Bridge: A good deal of injustice

DO YOU ever get the feeling that there is no justice in this game? To bid and make a grand slam in a pairs contest usually guarantees an excellent score, but here South had every right to be aggrieved.

Game all; dealer South

North

S. J 4 3

H. J 10

D. A K J 10

C. K J 8 3

West

S. 8 6

H. 8 4

D. 9 7 6 3 2

C. 9 6 5 4

East

S. 7 5

H. K 9 7 5 3

D. Q 8 5

C. Q 10 7

South

S. A K Q 10 9 2

H. A Q 6 2

D. 4

C. A 2

South opened Two Spades and North set the trump suit with a forcing to game raise to Three Spades. Now came a flurry of cue bids (Four Clubs - Four Diamonds; Four Hearts - Five Clubs; Five Diamonds - Six Diamonds) and, although it was apparent that North did not hold second round control in hearts, he had never held back and South jumped to Seven Spades.

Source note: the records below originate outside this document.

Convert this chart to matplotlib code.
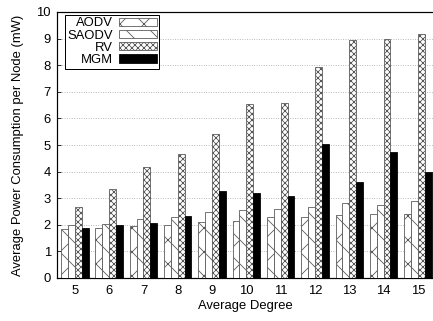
import numpy as np
import matplotlib
matplotlib.use('Agg')
import matplotlib.pyplot as plt

plt.rcParams['font.family'] = ['Liberation Sans', 'DejaVu Sans']
plt.rcParams['hatch.linewidth'] = 0.8

degrees = [5, 6, 7, 8, 9, 10, 11, 12, 13, 14, 15]
aodv = [1.84, 1.87, 1.95, 1.98, 2.12, 2.16, 2.30, 2.29, 2.37, 2.40, 2.40]
saodv = [1.98, 2.03, 2.21, 2.31, 2.48, 2.55, 2.59, 2.66, 2.82, 2.74, 2.88]
rv = [2.67, 3.35, 4.18, 4.66, 5.43, 6.54, 6.58, 7.95, 8.93, 9.00, 9.18]
mgm = [1.88, 2.00, 2.08, 2.34, 3.28, 3.21, 3.08, 5.03, 3.62, 4.75, 3.99]

series = [('AODV', aodv, 'x', 'white'),
          ('SAODV', saodv, '\\', 'white'),
          ('RV', rv, 'xxxx', 'white'),
          ('MGM', mgm, None, 'black')]

dpi = 72
fs = 13
fig = plt.figure(figsize=(433 / dpi, 321 / dpi), dpi=dpi)
ax = fig.add_axes([57 / 433, 1 - 278 / 321, 377 / 433, 266 / 321])

x = np.array(degrees, dtype=float)
w = 0.2
for i, (name, vals, hatch, fc) in enumerate(series):
    ax.bar(x + (i - 1.5) * w, vals, w, label=name, color=fc, hatch=hatch,
           edgecolor='#555555' if fc == 'white' else 'black', linewidth=0.8, zorder=3)

ax.set_xlim(4.48, 15.47)
ax.set_ylim(0, 10)
ax.set_xticks(degrees)
ax.set_yticks(range(0, 11))
ax.tick_params(axis='y', direction='in', length=4, labelsize=fs, pad=6)
ax.tick_params(axis='x', length=0, labelsize=fs, pad=7)
ax.grid(axis='y', linestyle=(0, (1, 2)), color='#999999', linewidth=0.8, zorder=0)
ax.set_axisbelow(True)
for s in ax.spines.values():
    s.set_linewidth(1.2)

ax.set_xlabel('Average Degree', fontsize=fs, labelpad=3)
ax.set_ylabel('Average Power Consumption per Node (mW)', fontsize=fs, labelpad=12)

leg = ax.legend(loc='upper left', bbox_to_anchor=(0.02, 0.99), markerfirst=False,
                fancybox=False, framealpha=1, edgecolor='black', fontsize=fs,
                handlelength=2.9, handleheight=0.6, handletextpad=0.5,
                labelspacing=0.02, borderpad=0.2, borderaxespad=0)
leg.get_frame().set_linewidth(1.0)

fig.savefig('out.png', dpi=dpi)
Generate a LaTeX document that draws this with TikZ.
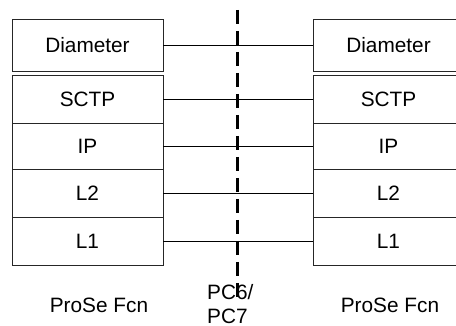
\documentclass[tikz,border=0pt]{standalone}
\usepackage{fontspec}
\setmainfont{Liberation Sans}
\begin{document}
\begin{tikzpicture}[x=1pt,y=-1pt,
  layer/.style={draw=black!85,line width=0.9pt,rectangle,inner sep=0pt,
    font=\fontsize{20.8}{24}\selectfont},
  link/.style={draw=black,line width=0.9pt},
  iface/.style={draw=black,line width=3pt,dash pattern=on 14pt off 7pt},
  lbl/.style={font=\fontsize{20.8}{24}\selectfont,inner sep=0pt}]
\useasboundingbox (0,0) rectangle (456,326);
\clip (0,0) rectangle (456,326);
% left stack
\node[layer,minimum width=151pt,minimum height=52pt] (ldia) at (87.5,45) {Diameter};
\node[layer,minimum width=151pt,minimum height=48pt] (lsctp) at (87.5,99) {SCTP};
\node[layer,minimum width=151pt,minimum height=46pt] (lip) at (87.5,146) {IP};
\node[layer,minimum width=151pt,minimum height=48pt] (ll2) at (87.5,193) {L2};
\node[layer,minimum width=151pt,minimum height=48pt] (ll1) at (87.5,241) {L1};
% right stack
\node[layer,minimum width=151pt,minimum height=52pt] (rdia) at (388.5,45) {Diameter};
\node[layer,minimum width=151pt,minimum height=48pt] (rsctp) at (388.5,99) {SCTP};
\node[layer,minimum width=151pt,minimum height=46pt] (rip) at (388.5,146) {IP};
\node[layer,minimum width=151pt,minimum height=48pt] (rl2) at (388.5,193) {L2};
\node[layer,minimum width=151pt,minimum height=48pt] (rl1) at (388.5,241) {L1};
% connectors
\draw[link] (ldia.east) -- (rdia.west);
\draw[link] (lsctp.east) -- (rsctp.west);
\draw[link] (lip.east) -- (rip.west);
\draw[link] (ll2.east) -- (rl2.west);
\draw[link] (ll1.east) -- (rl1.west);
% reference point line
\coordinate (ptop) at (237,10);
\coordinate (pbot) at (237,297);
\draw[iface] (ptop) -- (pbot);
% labels
\node[lbl] (lfcn) at (99,305) {ProSe Fcn};
\node[lbl] (rfcn) at (390,305) {ProSe Fcn};
\node[lbl,anchor=west] (pc6) at (207,292) {PC6/};
\node[lbl,anchor=west] (pc7) at (207,316) {PC7};
\end{tikzpicture}
\end{document}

West led a trump and it was clear to declarer that, at worst, his contract depended on the heart finesse. There were, however, extra chances. With commendable technique South won in hand, played off the ace and king of clubs, and ruffed a club high. The fall of the queen established dummy's jack.

A second top spade drew the outstanding trumps and declarer followed with dummy's top diamonds (discarding a heart) and a diamond ruff. When the queen fell it was all over and, entering dummy with the jack of spades, South discarded his losing hearts on dummy's minor suit jacks.

Then came disappointment. The heart finesse had been right all the time and an irritatingly large number of pairs had essayed the inferior but higher-scoring contract of Seven No-trumps - in which they had little option but to rely on the heart finesse.